-- Start Records for the task --
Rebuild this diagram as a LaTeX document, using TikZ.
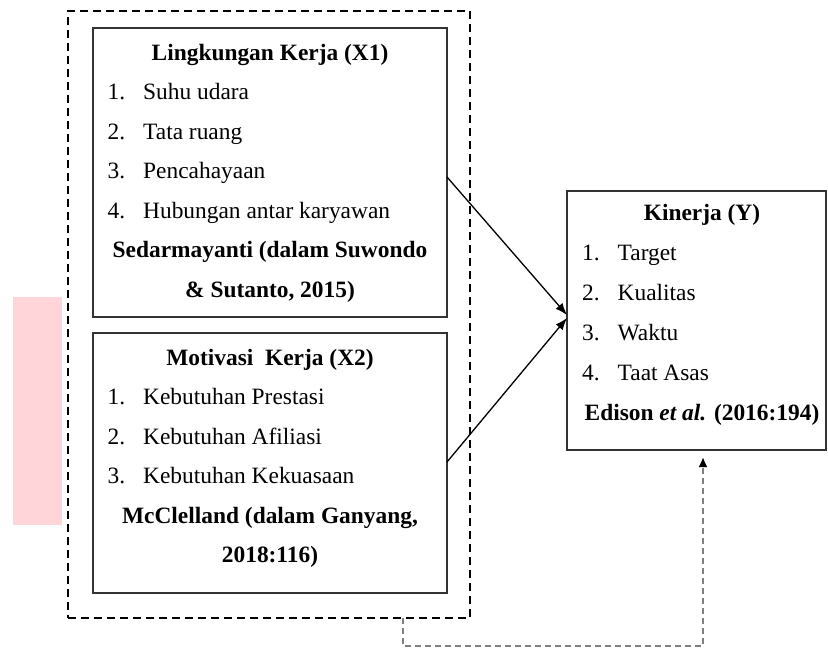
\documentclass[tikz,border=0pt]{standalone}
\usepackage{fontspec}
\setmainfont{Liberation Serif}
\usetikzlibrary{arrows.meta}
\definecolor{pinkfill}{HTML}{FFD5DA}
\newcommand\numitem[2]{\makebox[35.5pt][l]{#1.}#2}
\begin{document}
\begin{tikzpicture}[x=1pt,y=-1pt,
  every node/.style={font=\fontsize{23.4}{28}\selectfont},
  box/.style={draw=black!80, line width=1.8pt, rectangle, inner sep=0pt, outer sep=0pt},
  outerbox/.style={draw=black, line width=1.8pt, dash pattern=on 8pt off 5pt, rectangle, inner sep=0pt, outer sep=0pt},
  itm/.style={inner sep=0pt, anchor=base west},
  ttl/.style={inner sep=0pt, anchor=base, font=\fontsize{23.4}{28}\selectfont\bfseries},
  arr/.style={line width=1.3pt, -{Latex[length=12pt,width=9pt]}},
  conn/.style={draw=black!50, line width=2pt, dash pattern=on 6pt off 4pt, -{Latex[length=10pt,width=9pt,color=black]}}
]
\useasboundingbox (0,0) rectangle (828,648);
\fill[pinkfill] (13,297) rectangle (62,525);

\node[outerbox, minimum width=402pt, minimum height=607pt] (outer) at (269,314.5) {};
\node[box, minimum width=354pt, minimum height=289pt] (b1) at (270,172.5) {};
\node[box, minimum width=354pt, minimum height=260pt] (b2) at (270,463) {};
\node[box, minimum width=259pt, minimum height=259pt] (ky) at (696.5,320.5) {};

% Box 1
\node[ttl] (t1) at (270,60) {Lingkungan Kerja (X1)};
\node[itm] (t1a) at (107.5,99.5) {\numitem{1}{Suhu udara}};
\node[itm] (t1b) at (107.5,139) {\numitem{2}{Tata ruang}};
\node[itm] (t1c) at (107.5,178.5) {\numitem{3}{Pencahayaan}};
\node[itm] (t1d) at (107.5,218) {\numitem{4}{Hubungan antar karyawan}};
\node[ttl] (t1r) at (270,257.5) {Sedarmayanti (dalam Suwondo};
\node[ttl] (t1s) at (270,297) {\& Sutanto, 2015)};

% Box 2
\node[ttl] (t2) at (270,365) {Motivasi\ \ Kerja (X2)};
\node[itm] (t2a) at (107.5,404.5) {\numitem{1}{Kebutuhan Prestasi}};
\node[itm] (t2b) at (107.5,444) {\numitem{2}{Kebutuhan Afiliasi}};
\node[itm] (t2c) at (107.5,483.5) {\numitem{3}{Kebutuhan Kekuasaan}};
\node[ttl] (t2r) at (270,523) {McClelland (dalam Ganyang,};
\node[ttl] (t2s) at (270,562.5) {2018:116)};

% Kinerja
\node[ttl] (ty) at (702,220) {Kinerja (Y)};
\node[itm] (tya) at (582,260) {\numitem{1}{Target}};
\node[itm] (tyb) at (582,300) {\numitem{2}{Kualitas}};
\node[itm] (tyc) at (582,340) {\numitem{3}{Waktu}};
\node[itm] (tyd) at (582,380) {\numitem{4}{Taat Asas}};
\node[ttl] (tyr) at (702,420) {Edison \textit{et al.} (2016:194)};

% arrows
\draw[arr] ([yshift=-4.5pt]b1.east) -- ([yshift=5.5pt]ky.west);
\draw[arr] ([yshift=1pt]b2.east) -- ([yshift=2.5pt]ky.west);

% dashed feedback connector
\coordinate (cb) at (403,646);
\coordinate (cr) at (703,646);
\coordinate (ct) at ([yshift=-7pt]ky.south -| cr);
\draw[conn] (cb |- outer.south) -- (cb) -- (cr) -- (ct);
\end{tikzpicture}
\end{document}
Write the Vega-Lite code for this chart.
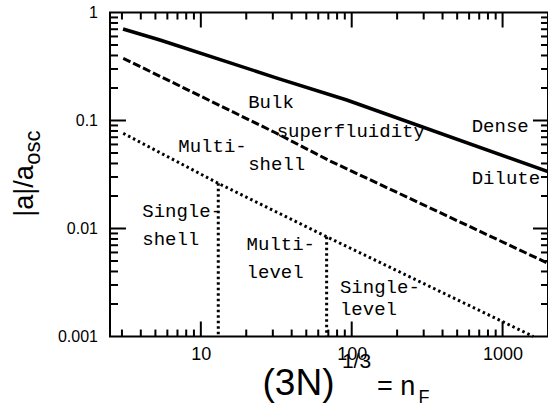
-- End Records for the task --
Task objective
Please extract exactly the lines of the data, from the first through the line containing "(13,297) rectangle (62,525);", and add no pictures to the copy.

Written solution
Rebuild this diagram as a LaTeX document, using TikZ.
\documentclass[tikz,border=0pt]{standalone}
\usepackage{fontspec}
\setmainfont{Liberation Serif}
\usetikzlibrary{arrows.meta}
\definecolor{pinkfill}{HTML}{FFD5DA}
\newcommand\numitem[2]{\makebox[35.5pt][l]{#1.}#2}
\begin{document}
\begin{tikzpicture}[x=1pt,y=-1pt,
  every node/.style={font=\fontsize{23.4}{28}\selectfont},
  box/.style={draw=black!80, line width=1.8pt, rectangle, inner sep=0pt, outer sep=0pt},
  outerbox/.style={draw=black, line width=1.8pt, dash pattern=on 8pt off 5pt, rectangle, inner sep=0pt, outer sep=0pt},
  itm/.style={inner sep=0pt, anchor=base west},
  ttl/.style={inner sep=0pt, anchor=base, font=\fontsize{23.4}{28}\selectfont\bfseries},
  arr/.style={line width=1.3pt, -{Latex[length=12pt,width=9pt]}},
  conn/.style={draw=black!50, line width=2pt, dash pattern=on 6pt off 4pt, -{Latex[length=10pt,width=9pt,color=black]}}
]
\useasboundingbox (0,0) rectangle (828,648);
\fill[pinkfill] (13,297) rectangle (62,525);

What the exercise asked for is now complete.